§ Dataset excerpt:

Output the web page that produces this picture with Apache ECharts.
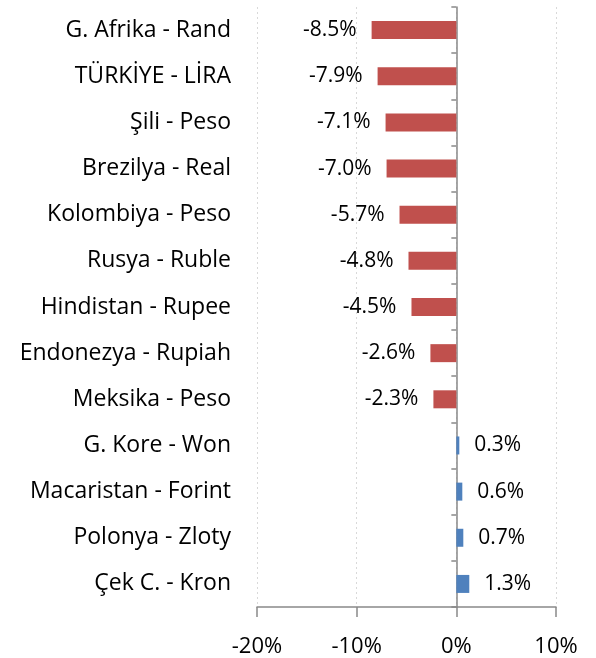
<!DOCTYPE html>
<html>
<head>
<meta charset="utf-8">
<script src="https://cdn.jsdelivr.net/npm/echarts@6/dist/echarts.min.js"></script>
<style>
html,body{margin:0;padding:0;background:#fff;}
#c{width:596px;height:658px;}
</style>
</head>
<body>
<div id="c"></div>
<script>
var categories = ["G. Afrika - Rand","TÜRKİYE - LİRA","Şili - Peso","Brezilya - Real","Kolombiya - Peso","Rusya - Ruble","Hindistan - Rupee","Endonezya - Rupiah","Meksika - Peso","G. Kore - Won","Macaristan - Forint","Polonya - Zloty","Çek C. - Kron"];
var values = [-8.5,-7.9,-7.1,-7.0,-5.7,-4.8,-4.5,-2.6,-2.3,0.3,0.6,0.7,1.3];
var xTicks = [-20,-10,0,10];

var FONT = "Open Sans";
var chart = echarts.init(document.getElementById('c'));
var data = values.map(function(v){
  return {
    value: v,
    itemStyle: {color: v < 0 ? '#C0504D' : '#4F81BD'},
    label: {position: v < 0 ? 'left' : 'right'}
  };
});
chart.setOption({
  animation: false,
  grid: {left: 257, right: 40, top: 7, bottom: 51, containLabel: false},
  xAxis: {
    type: 'value', min: xTicks[0], max: xTicks[xTicks.length-1], interval: 10,
    axisLine: {show: true, onZero: false, lineStyle: {color: '#898989', width: 1.5}},
    axisTick: {show: true, length: 10, lineStyle: {color: '#898989', width: 1.5}},
    axisLabel: {formatter: function(v){return v + '%';}, color: '#000', fontFamily: FONT, fontSize: 22, margin: 29},
    splitLine: {show: true, lineStyle: {color: '#d9d9d9', type: [2,3], width: 1}}
  },
  yAxis: [{
    type: 'category', data: categories, inverse: true, position: 'left',
    axisLine: {show: false, onZero: false}, axisTick: {show: false},
    axisLabel: {color: '#000', fontFamily: FONT, fontSize: 23, margin: 26, padding: [4,0,0,0]}
  },{
    type: 'category', data: categories, inverse: true, position: 'left',
    axisLine: {show: true, onZero: true, onZeroAxisIndex: 0, lineStyle: {color: '#898989', width: 1.5}},
    axisTick: {show: true, length: 5, lineStyle: {color: '#898989', width: 1.5}},
    axisLabel: {show: false}
  }],
  series: [{
    type: 'bar', data: data, yAxisIndex: 0, barWidth: 18,
    label: {show: true, distance: 15, color: '#000', fontFamily: FONT, fontSize: 21,
      formatter: function(p){return p.value.toFixed(1) + '%';}}
  }]
});
</script>
</body>
</html>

§ Directions:
Every line of the data should be copied as it stands, without the images.

§ Task solution:
Output the web page that produces this picture with Apache ECharts.
<!DOCTYPE html>
<html>
<head>
<meta charset="utf-8">
<script src="https://cdn.jsdelivr.net/npm/echarts@6/dist/echarts.min.js"></script>
<style>
html,body{margin:0;padding:0;background:#fff;}
#c{width:596px;height:658px;}
</style>
</head>
<body>
<div id="c"></div>
<script>
var categories = ["G. Afrika - Rand","TÜRKİYE - LİRA","Şili - Peso","Brezilya - Real","Kolombiya - Peso","Rusya - Ruble","Hindistan - Rupee","Endonezya - Rupiah","Meksika - Peso","G. Kore - Won","Macaristan - Forint","Polonya - Zloty","Çek C. - Kron"];
var values = [-8.5,-7.9,-7.1,-7.0,-5.7,-4.8,-4.5,-2.6,-2.3,0.3,0.6,0.7,1.3];
var xTicks = [-20,-10,0,10];

var FONT = "Open Sans";
var chart = echarts.init(document.getElementById('c'));
var data = values.map(function(v){
  return {
    value: v,
    itemStyle: {color: v < 0 ? '#C0504D' : '#4F81BD'},
    label: {position: v < 0 ? 'left' : 'right'}
  };
});
chart.setOption({
  animation: false,
  grid: {left: 257, right: 40, top: 7, bottom: 51, containLabel: false},
  xAxis: {
    type: 'value', min: xTicks[0], max: xTicks[xTicks.length-1], interval: 10,
    axisLine: {show: true, onZero: false, lineStyle: {color: '#898989', width: 1.5}},
    axisTick: {show: true, length: 10, lineStyle: {color: '#898989', width: 1.5}},
    axisLabel: {formatter: function(v){return v + '%';}, color: '#000', fontFamily: FONT, fontSize: 22, margin: 29},
    splitLine: {show: true, lineStyle: {color: '#d9d9d9', type: [2,3], width: 1}}
  },
  yAxis: [{
    type: 'category', data: categories, inverse: true, position: 'left',
    axisLine: {show: false, onZero: false}, axisTick: {show: false},
    axisLabel: {color: '#000', fontFamily: FONT, fontSize: 23, margin: 26, padding: [4,0,0,0]}
  },{
    type: 'category', data: categories, inverse: true, position: 'left',
    axisLine: {show: true, onZero: true, onZeroAxisIndex: 0, lineStyle: {color: '#898989', width: 1.5}},
    axisTick: {show: true, length: 5, lineStyle: {color: '#898989', width: 1.5}},
    axisLabel: {show: false}
  }],
  series: [{
    type: 'bar', data: data, yAxisIndex: 0, barWidth: 18,
    label: {show: true, distance: 15, color: '#000', fontFamily: FONT, fontSize: 21,
      formatter: function(p){return p.value.toFixed(1) + '%';}}
  }]
});
</script>
</body>
</html>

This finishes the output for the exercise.